Mitchell has set a beautiful scene of Scarlett going on the attack at the Wilkes house.  She is frantically searching for Ashley (and for Melanie and Charles), and she's flirting with every man she sees in her ultimately misguided (I was going to say unsuccessful, but that would have been going too far) attempt at making Ashley jealous.  But none of that matters because, ladies and gentleman, A Stranger From Charleston has now entered the story.
   
     "....her eyes fell on a stranger, standing alone in the hall, staring at her in a cool impertinent way that brought her up sharply with a mingled feeling of feminine pleasure...and an embarrassed sensation that her dress was too low in the bosom. He looked quite old, at least thirty-five. He was a tall man and powerfully built...[and he had] wide shoulders, so heavy with muscles, almost too heavy for gentility. When her eye caught his, he smiled, showing animal-white teeth below a close-clipped black mustache.  He was dark of face, swarthy as a pirate, and his eyes were as bold and black as any pirate's appraising...a maiden to be ravished..."

Oh my!

It has taken five and a half chapters, but Mitchell has finally introduced the man who would ultimately become Scarlett's 3rd husband and bitterest foe.  The first time I read GWTW I had absolutely no idea how the story was going to play out in the end. I'd heard Rhett Butler's name a million times and Clark Gable and Vivian Leigh were on the cover of my paperback copy, but I certainly didn't know what role he would play in the story.  And to Mitchell's credit, she doesn't tip her hand in the slightest in this initial description.  Scarlett herself does not have a particular reaction to Rhett Butler's appearance.  In the movie Leigh and Gable give each other a fairly flirtatious going over in the hall at Twelve Oaks, but in the book it's not clear if Rhett is going to be a major character or a minor character, friend or foe.

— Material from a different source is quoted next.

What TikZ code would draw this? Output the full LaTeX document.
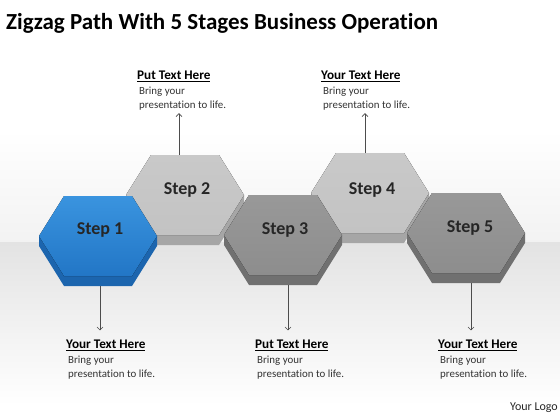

Hell, he doesn't even speak a word of dialogue for another several hundred words.

He just looks at Scarlett, she looks at him, and then he's called away to another room.

That's pretty doggone amazing, isn't it?

We do learn more about Rhett Butler when Scarlett meets up with  Cathleen Calvert (Mrs. Calvert's step-daughter!) and begins gossiping.  We learn that Rhett is a scamp with a bad reputation, that he isn't received (Oh Dear!), that he was expelled from West Point, and that Rhett took a Charleston girl out buggy riding, got her into a compromising situation when their buggy broke down, came home and refused to marry her, and then shot the girl's angry brother in a duel....

And then Mitchell closes this description with a little internal dialogue from Scarlett. It seems that instead of being horrified by Rhett Butler's actions in Cathleen's story, Scarlett respects Rhett for not marrying a fool and wishes that she had somehow thought of a way to get Ashley to compromise her.  Which is amazingly progressive and hugely funny, and also wonderful foreshadowing for all the tricky things Scarlett will do during the rest of the book.

In addition to Rhett Butler's grand entrance, chapter 6 also includes the (much less grand) entrance of Miss Melanie Hamilton, Ashley's future wife and Scarlett's nemesis.  Melanie is Scarlett's foe in this section of the story, so she gets quite a bit more description than Rhett--although not much more, to tell the truth.  She has "too large brown eyes" and a "cloud of curly dark hair" and a sweet, timid, plain face.  Her body is childishly undeveloped (FORESHADOWING!), and she's having a quiet chat with her fiance in a corner of the yard, much to Scarlett's chagrin.

GWTW is a story about the South during and after the Civil War, and it succeeds on many levels. But I think chapter 6--and, indeed, most of the first part of the book--are amazing because they mimic the way life feels when you are a teenager.  The characters Scarlett encounters in this book remind me of the people you meet during your first year of college. They are all strangers and it's impossible to tell straight away which ones will be in your life for the long haul and which ones will disappear after a year or two.  It's impossible to know which ones will be friends, which will be foes, and which will exist forever in the murky gray areas between those two extremes.